A team at the University of Michigan’s Transportation Research Institute (UMTRI) is working on a project that draws on a technique called instantaneous crowdsourcing. The project is focused on providing real-time remote backup for autonomous vehicles facing a disengagement – a situation where the car’s systems may need human help.
“Today’s autonomous vehicles can drive relatively well in typical settings, but they fail in exceptional situations—and it’s those situations that are the most dangerous,” said project leader Walter Lasecki, an assistant professor of computer science and engineering.
“Designing autonomous systems that can handle those exceptional situations could take decades, and in the meantime, we’re going to need something to fill the gap.”
The instantaneous crowdsourcing approach aims to provide a human response to potential disengagements in just a few milliseconds – avoiding the need for a vehicle to pull over and wait for a remote human operator to take control or advise on next steps.
The UMTRI team’s approach would use a pre-emptive system, identifying the likelihood of a potential disengagement by a driverless vehicle.
If this likelihood exceeded a pre-set threshold, the vehicle’s software would then share its data with a remote control centre, allowing the system to analyse the data, generate several possible scenarios and show them to human supervisors.
These supervisors would then respond to the simulations and these responses would be sent back to the vehicle, allowing it to choose from a library of human-generated responses.
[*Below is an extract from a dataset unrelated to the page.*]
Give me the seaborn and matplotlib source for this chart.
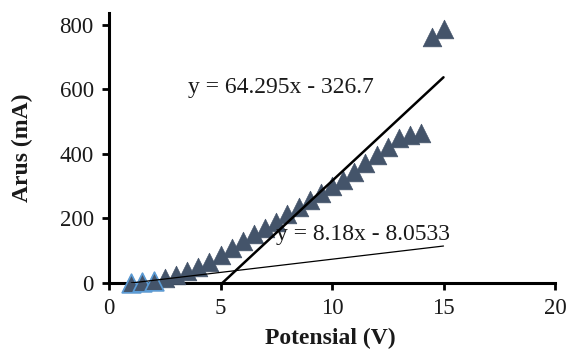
import numpy as np
import pandas as pd
import matplotlib
matplotlib.use("Agg")
import matplotlib.pyplot as plt
import seaborn as sns

# Data
potensial = [1, 1.5, 2, 2.5, 3, 3.5, 4, 4.5, 5, 5.5, 6, 6.5, 7, 7.5, 8, 8.5,
             9, 9.5, 10, 10.5, 11, 11.5, 12, 12.5, 13, 13.5, 14, 14.5, 15]
arus = [0, 2, 5, 14, 24, 36, 50, 66, 86, 107, 131, 153, 170, 190, 215, 237,
        257, 278, 300, 320, 345, 372, 397, 423, 448, 458, 465, 762, 786]
fit_steep = (64.295, -326.7)
fit_flat = (8.18, -8.0533)
label_steep = "y = 64.295x - 326.7"
label_flat = "y = 8.18x - 8.0533"
x_ticks = [0, 5, 10, 15, 20]
y_ticks = [0, 200, 400, 600, 800]
xlabel = "Potensial (V)"
ylabel = "Arus (mA)"

sns.set_theme(style="white")
plt.rcParams['font.family'] = ['Liberation Serif', 'DejaVu Serif']

df = pd.DataFrame({"x": potensial, "y": arus})

fig = plt.figure(figsize=(5.69, 3.54), dpi=100)
ax = fig.add_axes([109/569, 1-283/354, 446/569, 270/354])

marker_color = "#44546A"
sns.scatterplot(data=df, x="x", y="y", marker="^", s=180, color=marker_color,
                edgecolor=marker_color, linewidth=0.5, ax=ax, clip_on=False, zorder=3)
# light blue edges on first few overlapping points
sns.scatterplot(data=df.iloc[:3], x="x", y="y", marker="^", s=180, color=marker_color,
                edgecolor="#5B9BD5", linewidth=1.2, ax=ax, clip_on=False, zorder=3)

# trend lines
m1, b1 = fit_steep
x0 = -b1 / m1
xs1 = np.array([x0, max(potensial)])
sns.lineplot(x=xs1, y=m1 * xs1 + b1, color="black", linewidth=1.8, ax=ax, zorder=4)
m2, b2 = fit_flat
xs2 = np.array([min(potensial), max(potensial)])
sns.lineplot(x=xs2, y=m2 * xs2 + b2, color="black", linewidth=0.9, ax=ax, zorder=4)

ax.text(3.55, 605, label_steep, fontsize=17, va="center", ha="left", color="#1a1a1a")
ax.text(7.5, 149, label_flat, fontsize=17, va="center", ha="left", color="#1a1a1a")

ax.set_xlim(0, 20)
ax.set_ylim(0, 837)
ax.set_xticks(x_ticks)
ax.set_yticks(y_ticks)
ax.set_xticklabels([str(t) for t in x_ticks])
ax.set_yticklabels([str(t) for t in y_ticks])

for side in ["top", "right"]:
    ax.spines[side].set_visible(False)
for side in ["left", "bottom"]:
    ax.spines[side].set_color("black")
    ax.spines[side].set_linewidth(2.2)

ax.tick_params(axis="both", direction="out", length=5, width=2, color="black",
               labelsize=16.5, labelcolor="#1a1a1a", bottom=True, left=True)
ax.tick_params(axis="y", pad=6)
ax.tick_params(axis="x", pad=6)

ax.set_xlabel(xlabel, fontsize=17, fontweight="bold", color="#1a1a1a")
ax.set_ylabel(ylabel, fontsize=17, fontweight="bold", color="#1a1a1a")
ax.xaxis.set_label_coords(0.496, -0.165)
ax.yaxis.set_label_coords(-0.170, 0.5)

fig.savefig("out.png", dpi=100)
The whole process would take less than five seconds, according to researchers.
Robert Hampshire, a research professor at UMTRI and U-M’s Ford School of Public Policy, said this approach would be far cheaper than requiring a human driver in every vehicle.
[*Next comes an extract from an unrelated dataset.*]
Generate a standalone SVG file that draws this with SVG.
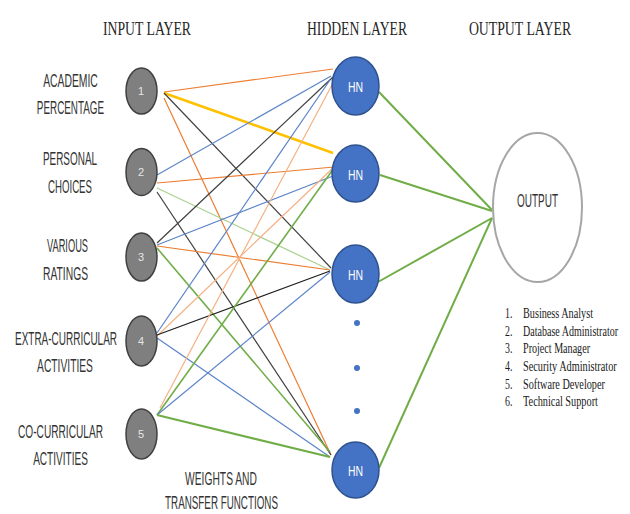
<svg xmlns="http://www.w3.org/2000/svg" width="630" height="514" viewBox="0 0 630 514">
<style>
.head{font-family:"Liberation Serif",serif;font-size:19px;fill:#262626;text-anchor:middle}
.lbl{font-family:"Liberation Sans",sans-serif;font-size:18px;fill:#333333;text-anchor:middle}
.inp{fill:#7f7f7f;stroke:#404040;stroke-width:1.5}
.inum{font-family:"Liberation Sans",sans-serif;font-size:11px;fill:#e6e6e6;text-anchor:middle}
.hid{fill:#4472c4;stroke:#2f528f;stroke-width:1.5}
.htxt{font-family:"Liberation Sans",sans-serif;font-size:15px;fill:#ffffff;text-anchor:middle}
.dot{fill:#4472c4}
.list{font-family:"Liberation Serif",serif;font-size:15px;fill:#1a1a1a}
.c{fill:none;stroke-width:1.2}
.or{stroke:#ed7d31}
.lo{stroke:#f4b183}
.bl{stroke:#5b84c8}
.dk{stroke:#404040}
.gr{stroke:#70ad47}
.lg{stroke:#a9d18e}
.ye{stroke:#ffc000}
</style>
<rect width="630" height="514" fill="#ffffff"/>
<g id="headings">
<text class="head" transform="translate(147,35) scale(0.71,1)" textLength="124" lengthAdjust="spacingAndGlyphs">INPUT LAYER</text>
<text class="head" transform="translate(357,35) scale(0.71,1)" textLength="141" lengthAdjust="spacingAndGlyphs">HIDDEN LAYER</text>
<text class="head" transform="translate(520,35) scale(0.71,1)" textLength="144" lengthAdjust="spacingAndGlyphs">OUTPUT LAYER</text>
</g>
<g id="connectors">
<line class="c or" x1="164" y1="92" x2="333" y2="69"/>
<line class="c ye" style="stroke-width:2.6" x1="164" y1="93" x2="333" y2="153"/>
<line class="c dk" x1="164" y1="93" x2="331" y2="268"/>
<line class="c or" x1="164" y1="98" x2="331" y2="455"/>
<line class="c bl" x1="157" y1="175" x2="331" y2="76"/>
<line class="c or" x1="157" y1="183" x2="334" y2="167"/>
<line class="c lg" x1="157" y1="188" x2="330" y2="270"/>
<line class="c dk" x1="157" y1="192" x2="331" y2="455"/>
<line class="c dk" x1="157" y1="243" x2="333" y2="77"/>
<line class="c bl" x1="157" y1="245" x2="333" y2="176"/>
<line class="c or" x1="157" y1="246" x2="330" y2="270"/>
<line class="c gr" style="stroke-width:1.6" x1="157" y1="248" x2="330" y2="452"/>
<line class="c bl" x1="157" y1="333" x2="330" y2="80"/>
<line class="c lo" x1="157" y1="336" x2="333" y2="168"/>
<line class="c dk" style="stroke:#1f1f1f" x1="157" y1="335" x2="330" y2="271"/>
<line class="c bl" x1="157" y1="338" x2="330" y2="457"/>
<line class="c lo" x1="160" y1="408" x2="333" y2="83"/>
<line class="c gr" style="stroke-width:1.6" x1="157" y1="415" x2="334" y2="168"/>
<line class="c bl" x1="157" y1="415" x2="330" y2="272"/>
<line class="c gr" style="stroke-width:2.2" x1="157" y1="415" x2="330" y2="457"/>
<line class="c gr" style="stroke-width:2" x1="379" y1="92" x2="492" y2="210"/>
<line class="c gr" style="stroke-width:2" x1="380" y1="175" x2="492" y2="211"/>
<line class="c gr" style="stroke-width:2" x1="378" y1="282" x2="492" y2="218"/>
<line class="c gr" style="stroke-width:2" x1="379" y1="468" x2="492" y2="218"/>
</g>
<g id="input-1">
<ellipse class="inp" cx="141.5" cy="91" rx="15.5" ry="23"/>
<text class="inum" x="141" y="95">1</text>
<text class="lbl" transform="translate(70.5,87) scale(0.57,1)" textLength="96" lengthAdjust="spacingAndGlyphs">ACADEMIC</text>
<text class="lbl" transform="translate(70.5,114) scale(0.57,1)" textLength="118" lengthAdjust="spacingAndGlyphs">PERCENTAGE</text>
</g>
<g id="input-2">
<ellipse class="inp" cx="141.5" cy="172" rx="15.5" ry="23.5"/>
<text class="inum" x="141" y="176">2</text>
<text class="lbl" transform="translate(70,165) scale(0.57,1)" textLength="95" lengthAdjust="spacingAndGlyphs">PERSONAL</text>
<text class="lbl" transform="translate(70,193) scale(0.57,1)" textLength="77" lengthAdjust="spacingAndGlyphs">CHOICES</text>
</g>
<g id="input-3">
<ellipse class="inp" cx="141.5" cy="257" rx="15.5" ry="24"/>
<text class="inum" x="141" y="261">3</text>
<text class="lbl" transform="translate(67.5,252) scale(0.57,1)" textLength="72" lengthAdjust="spacingAndGlyphs">VARIOUS</text>
<text class="lbl" transform="translate(65.5,280) scale(0.57,1)" textLength="79" lengthAdjust="spacingAndGlyphs">RATINGS</text>
</g>
<g id="input-4">
<ellipse class="inp" cx="141.5" cy="341" rx="15.5" ry="25"/>
<text class="inum" x="141" y="345">4</text>
<text class="lbl" transform="translate(66,345) scale(0.57,1)" textLength="179" lengthAdjust="spacingAndGlyphs">EXTRA-CURRICULAR</text>
<text class="lbl" transform="translate(65,372) scale(0.57,1)" textLength="98" lengthAdjust="spacingAndGlyphs">ACTIVITIES</text>
</g>
<g id="input-5">
<ellipse class="inp" cx="141.5" cy="434" rx="15.5" ry="25"/>
<text class="inum" x="141" y="438">5</text>
<text class="lbl" transform="translate(60.5,438) scale(0.57,1)" textLength="149" lengthAdjust="spacingAndGlyphs">CO-CURRICULAR</text>
<text class="lbl" transform="translate(60.5,465) scale(0.57,1)" textLength="96" lengthAdjust="spacingAndGlyphs">ACTIVITIES</text>
</g>
<g id="hidden-1">
<ellipse class="hid" cx="355.5" cy="86" rx="23.5" ry="29"/>
<text class="htxt" transform="translate(355.5,92) scale(0.7,1)" textLength="21.5" lengthAdjust="spacingAndGlyphs">HN</text>
</g>
<g id="hidden-2">
<ellipse class="hid" cx="355.5" cy="173.5" rx="23.5" ry="28.5"/>
<text class="htxt" transform="translate(355.5,179.5) scale(0.7,1)" textLength="21.5" lengthAdjust="spacingAndGlyphs">HN</text>
</g>
<g id="hidden-3">
<ellipse class="hid" cx="355.5" cy="274" rx="23.5" ry="29"/>
<text class="htxt" transform="translate(355.5,280) scale(0.7,1)" textLength="21.5" lengthAdjust="spacingAndGlyphs">HN</text>
</g>
<g id="hidden-dots">
<circle class="dot" cx="357" cy="323" r="3"/>
<circle class="dot" cx="357" cy="368" r="3"/>
<circle class="dot" cx="357" cy="411" r="3"/>
</g>
<g id="hidden-4">
<ellipse class="hid" cx="355.5" cy="470" rx="23.5" ry="28"/>
<text class="htxt" transform="translate(355.5,476) scale(0.7,1)" textLength="21.5" lengthAdjust="spacingAndGlyphs">HN</text>
</g>
<g id="output">
<ellipse cx="537.5" cy="207.5" rx="44.5" ry="74.5" fill="#ffffff" stroke="#a6a6a6" stroke-width="2"/>
<text transform="translate(537.5,207) scale(0.57,1)" font-family="Liberation Sans, sans-serif" font-size="18" fill="#333333" text-anchor="middle" textLength="72" lengthAdjust="spacingAndGlyphs">OUTPUT</text>
</g>
<g id="output-list">
<g transform="translate(505,0) scale(0.66,1)">
<text class="list" x="0" y="318">1.</text><text class="list" x="27.3" y="318" textLength="106" lengthAdjust="spacingAndGlyphs">Business Analyst</text>
<text class="list" x="0" y="336">2.</text><text class="list" x="27.3" y="336" textLength="144" lengthAdjust="spacingAndGlyphs">Database Administrator</text>
<text class="list" x="0" y="353.5">3.</text><text class="list" x="27.3" y="353.5" textLength="101.5" lengthAdjust="spacingAndGlyphs">Project Manager</text>
<text class="list" x="0" y="371">4.</text><text class="list" x="27.3" y="371" textLength="142" lengthAdjust="spacingAndGlyphs">Security Administrator</text>
<text class="list" x="0" y="389">5.</text><text class="list" x="27.3" y="389" textLength="124" lengthAdjust="spacingAndGlyphs">Software Developer</text>
<text class="list" x="0" y="406.5">6.</text><text class="list" x="27.3" y="406.5" textLength="113.5" lengthAdjust="spacingAndGlyphs">Technical Support</text>
</g>
</g>
<g id="caption">
<text class="lbl" transform="translate(221,485) scale(0.57,1)" textLength="126" lengthAdjust="spacingAndGlyphs">WEIGHTS AND</text>
<text class="lbl" transform="translate(221.5,509) scale(0.57,1)" textLength="198" lengthAdjust="spacingAndGlyphs">TRANSFER FUNCTIONS</text>
</g>
</svg>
“There were 3.2 trillion miles driven in the US last year, and the best autonomous vehicles averaged one disengagement every 5,000 miles,” said Hampshire.
“We estimate that if all those miles were automated, you’d need around 50,000 to 100,000 employees, distributed city by city. A network like that could operate as a subscription service, or it could be a government entity, similar to today’s air traffic control system.”